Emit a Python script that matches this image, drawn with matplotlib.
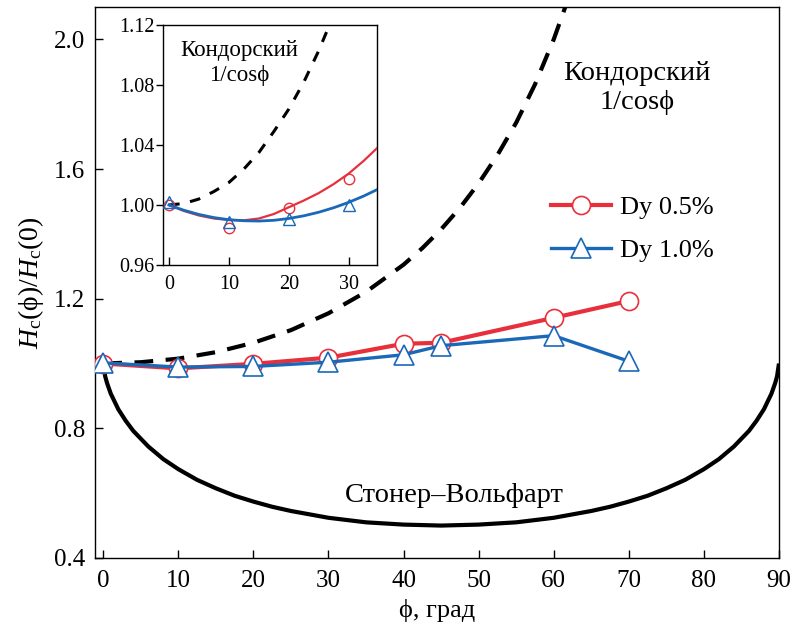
import matplotlib
matplotlib.use("Agg")
import matplotlib.pyplot as plt
import numpy as np

plt.rcParams['font.family'] = ['Liberation Serif', 'DejaVu Serif']
plt.rcParams['mathtext.fontset'] = 'custom'
plt.rcParams['mathtext.rm'] = 'Liberation Serif'
plt.rcParams['mathtext.it'] = 'Liberation Serif:italic'

# cores
cor_vermelho = '#e8303c'
cor_azul = '#1a68b8'

# --- dados experimentais (painel principal) ---
phi_exp = [0, 10, 20, 30, 40, 45, 60, 70]
dy05 = [1.000, 0.985, 0.999, 1.018, 1.061, 1.064, 1.141, 1.193]
dy10 = [1.002, 0.989, 0.991, 1.004, 1.027, 1.055, 1.086, 1.007]

# --- curva de Kondorsky 1/cos(phi), valores lidos ---
phi_kond = [0, 5, 10, 15, 20, 25, 30, 35, 40, 42.5, 45, 47.5, 50, 52.5, 55, 57.5, 60, 62]
h_kond = [1.000, 1.004, 1.015, 1.035, 1.064, 1.103, 1.155, 1.221, 1.305, 1.356,
          1.414, 1.480, 1.556, 1.643, 1.743, 1.861, 2.000, 2.130]

# --- curva de Stoner-Wohlfarth, valores lidos (metade, simetrica em 45) ---
phi_sw_meia = [0, 0.25, 0.5, 1, 2, 3, 4, 6, 8, 10, 12.5, 15, 17.5, 20, 22.5, 25, 30, 35, 40, 45]
h_sw_meia = [1.000, 0.961, 0.940, 0.907, 0.859, 0.823, 0.792, 0.744, 0.705, 0.674,
             0.641, 0.615, 0.592, 0.574, 0.558, 0.545, 0.524, 0.510, 0.503, 0.500]
phi_sw = phi_sw_meia + [90 - p for p in phi_sw_meia[::-1][1:]]
h_sw = h_sw_meia + h_sw_meia[::-1][1:]

# --- painel interno ---
phi_ins = [0, 10, 20, 30]
dy05_ins = [1.000, 0.9845, 0.998, 1.017]
dy10_ins = [1.002, 0.989, 0.991, 1.000]

phi_ajuste = [0, 2.5, 5, 7.5, 10, 12.5, 15, 17.5, 20, 22.5, 25, 27.5, 30, 32.5, 35]
ajuste05 = [1.000, 0.9960, 0.9930, 0.9910, 0.9900, 0.9898, 0.9910, 0.9940, 0.9985,
            1.0030, 1.0080, 1.0140, 1.0210, 1.0295, 1.0390]
ajuste10 = [1.000, 0.9965, 0.9937, 0.9916, 0.9902, 0.9895, 0.9893, 0.9898, 0.9910,
            0.9928, 0.9952, 0.9982, 1.0018, 1.0060, 1.0108]

phi_kond_ins = [0, 2.5, 5, 7.5, 10, 12.5, 15, 17.5, 20, 22.5, 25, 27.5]
h_kond_ins = [1.000, 1.001, 1.004, 1.009, 1.015, 1.024, 1.035, 1.049, 1.064, 1.082, 1.103, 1.127]

LARG, ALT = 793, 624


def pos_fig(x_px, y_px):
    # converte pixel (a partir do canto superior esquerdo) em fracao da figura
    return x_px / LARG, 1 - y_px / ALT


fig = plt.figure(figsize=(7.93, 6.24), dpi=100)
ax = fig.add_axes([0.1198, 0.1058, 0.8625, 0.883])

ax.plot(phi_sw, h_sw, color='black', lw=3.0, solid_capstyle='butt', zorder=2)
ax.plot(phi_kond, h_kond, color='black', lw=3.0, dashes=(4.5, 3), zorder=2)

ax.plot(phi_exp, dy05, '-o', color=cor_vermelho, lw=3.0, ms=13, mfc='white',
        mec=cor_vermelho, mew=1.2, label='Dy 0.5%', zorder=3)
ax.plot(phi_exp, dy10, '-^', color=cor_azul, lw=2.4, ms=14, mfc='white',
        mec=cor_azul, mew=1.2, label='Dy 1.0%', zorder=4)

ax.set_xlim(-1.1, 90)
ax.set_ylim(0.4, 2.1)
ax.set_xticks(np.arange(0, 91, 10))
ax.set_yticks([0.4, 0.8, 1.2, 1.6, 2.0])
ax.tick_params(direction='in', length=6, width=1, labelsize=18, pad=7)
ax.tick_params(axis='x', pad=9)
for s in ax.spines.values():
    s.set_linewidth(1.0)

ax.set_xlabel('ϕ, град', fontsize=19, labelpad=5)
ax.set_ylabel(r'$H_\mathrm{c}$(ϕ)/$H_\mathrm{c}$(0)', fontsize=20, labelpad=6)

x, y = pos_fig(637, 88)
fig.text(x, y, 'Кондорский\n1/cosϕ', ha='center', va='center',
         fontsize=20.5, linespacing=1.2)
x, y = pos_fig(454, 495)
fig.text(x, y, 'Стонер–Вольфарт', ha='center', va='center', fontsize=20.5)

leg = ax.legend(loc='upper left', bbox_to_anchor=(0.666, 0.657), frameon=False,
                fontsize=19, handlelength=2.3, handletextpad=0.35, labelspacing=0.73,
                borderpad=0, borderaxespad=0)

# --- painel interno ---
axi = fig.add_axes([0.2055, 0.5753, 0.2699, 0.3847])
axi.plot(phi_kond_ins, h_kond_ins, color='black', lw=2.2, dashes=(3.5, 3.5), zorder=2)
axi.plot(phi_ajuste, ajuste05, color=cor_vermelho, lw=1.6, zorder=3)
axi.plot(phi_ajuste, ajuste10, color=cor_azul, lw=2.0, zorder=3)
axi.plot(phi_ins, dy05_ins, 'o', ms=7.5, mfc='none', mec=cor_vermelho, mew=1.0, zorder=4)
axi.plot(phi_ins, dy10_ins, '^', ms=8, mfc='none', mec=cor_azul, mew=1.0, zorder=5)

axi.set_xlim(-1, 34.7)
axi.set_ylim(0.96, 1.12)
axi.set_xticks([0, 10, 20, 30])
axi.set_yticks([0.96, 1.00, 1.04, 1.08, 1.12])
axi.set_yticklabels(['0.96', '1.00', '1.04', '1.08', '1.12'])
axi.tick_params(axis='y', direction='out', length=5, width=1, labelsize=14.5, pad=1)
axi.tick_params(axis='x', direction='in', length=6, width=1, labelsize=14.5, pad=7)
for s in axi.spines.values():
    s.set_linewidth(1.0)
x, y = pos_fig(239, 63)
fig.text(x, y, 'Кондорский\n1/cosϕ', ha='center', va='center',
         fontsize=16.5, linespacing=1.2)

fig.savefig('out.png', dpi=100)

-*-*-

■ REQUIRED WORK: Repeat the lines exactly as they stand, from the opening line of the data through the line with "h_sw = h_sw_meia + h_sw_meia[::-1][1:]". Pictures stay out of the copy.

■ RESPONSE TO THE TASK:
Emit a Python script that matches this image, drawn with matplotlib.
import matplotlib
matplotlib.use("Agg")
import matplotlib.pyplot as plt
import numpy as np

plt.rcParams['font.family'] = ['Liberation Serif', 'DejaVu Serif']
plt.rcParams['mathtext.fontset'] = 'custom'
plt.rcParams['mathtext.rm'] = 'Liberation Serif'
plt.rcParams['mathtext.it'] = 'Liberation Serif:italic'

# cores
cor_vermelho = '#e8303c'
cor_azul = '#1a68b8'

# --- dados experimentais (painel principal) ---
phi_exp = [0, 10, 20, 30, 40, 45, 60, 70]
dy05 = [1.000, 0.985, 0.999, 1.018, 1.061, 1.064, 1.141, 1.193]
dy10 = [1.002, 0.989, 0.991, 1.004, 1.027, 1.055, 1.086, 1.007]

# --- curva de Kondorsky 1/cos(phi), valores lidos ---
phi_kond = [0, 5, 10, 15, 20, 25, 30, 35, 40, 42.5, 45, 47.5, 50, 52.5, 55, 57.5, 60, 62]
h_kond = [1.000, 1.004, 1.015, 1.035, 1.064, 1.103, 1.155, 1.221, 1.305, 1.356,
          1.414, 1.480, 1.556, 1.643, 1.743, 1.861, 2.000, 2.130]

# --- curva de Stoner-Wohlfarth, valores lidos (metade, simetrica em 45) ---
phi_sw_meia = [0, 0.25, 0.5, 1, 2, 3, 4, 6, 8, 10, 12.5, 15, 17.5, 20, 22.5, 25, 30, 35, 40, 45]
h_sw_meia = [1.000, 0.961, 0.940, 0.907, 0.859, 0.823, 0.792, 0.744, 0.705, 0.674,
             0.641, 0.615, 0.592, 0.574, 0.558, 0.545, 0.524, 0.510, 0.503, 0.500]
phi_sw = phi_sw_meia + [90 - p for p in phi_sw_meia[::-1][1:]]
h_sw = h_sw_meia + h_sw_meia[::-1][1:]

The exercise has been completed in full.